The Pentagon believes the counterstrike killed several Iran-linked militants.
The U.S. military fired back at Iran-backed militants who injured several troops in Iraq early Tuesday morning local time, according to U.S. officials.
The militants launched a ballistic missile attack from a truck against U.S. forces at al-Asad Airbase in western Iraq, leaving several service members with minor injuries, according to U.S. officials.
“I can confirm an attack last night by Iran backed militias using a close-range ballistic missile against U.S. and coalition forces at al-Assad Airbase in Iraq, which resulted in several non-serious injuries and some minor damage to infrastructure,” said Deputy Pentagon Press Secretary Sabrina Singh.
“We can confirm an attack last night by Iran-backed militias using a close-range ballistic missile against us and coalition forces at Al-Asad airbase, which resulted in eight injuries and minor damage to infrastructure. Immediately following the attack, a U.S. military AC-130 aircraft in the area conducted a self defense strike against an Iranian-backed militia vehicle and a number of Iranian-backed militia personnel involved in this attack,” said Pentagon Press Secretary Brig. Gen. Pat Ryder.

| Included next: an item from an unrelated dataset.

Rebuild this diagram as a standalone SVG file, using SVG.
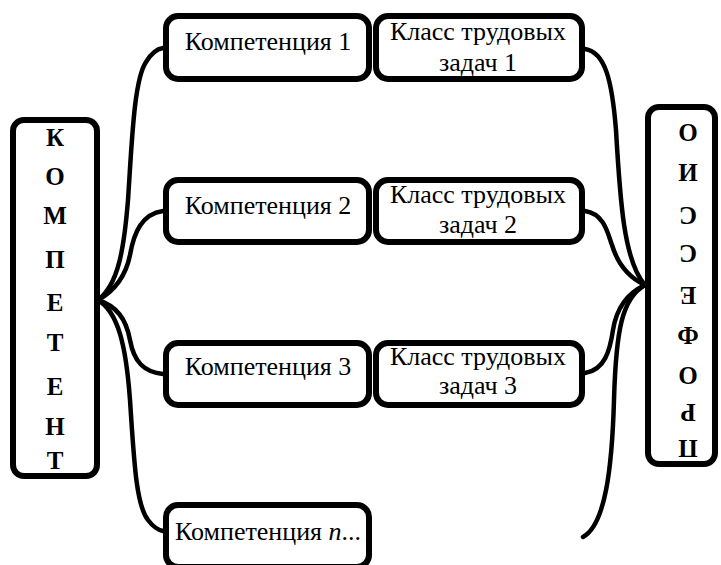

An American AC-130 gunship that was airborne in the region at the time observed the attack and tracked the militants’ vehicle and then fired back. The U.S. assesses several of the Iran-linked fighters were killed in the swift counterstrike.
The missile attack on al-Asad is the 66th such attack from Iran proxies against U.S. forces in Iraq and Syria since Oct. 17, when a near-daily spate of aggression began. Roughly 70 U.S. troops have received minor injuries or traumatic brain injuries in that time, according to the Pentagon.
Last week, U.S. fighter jets hit a weapons storage facility and a command-and-control center in Syria that Secretary of Defense Lloyd Austin and other officials said were used by the Iran-backed groups to conduct its attacks. The U.S. launched two other rounds of similar retaliatory airstrikes since mid-October on Iran-linked facilities, but unlike Tuesday’s AC-130 counterattack, these were planned in advance, as opposed to being targeted in real time.
The U.S. has troops in Iraq and Syria as part of its mission to defeat the remnants of the Islamic State.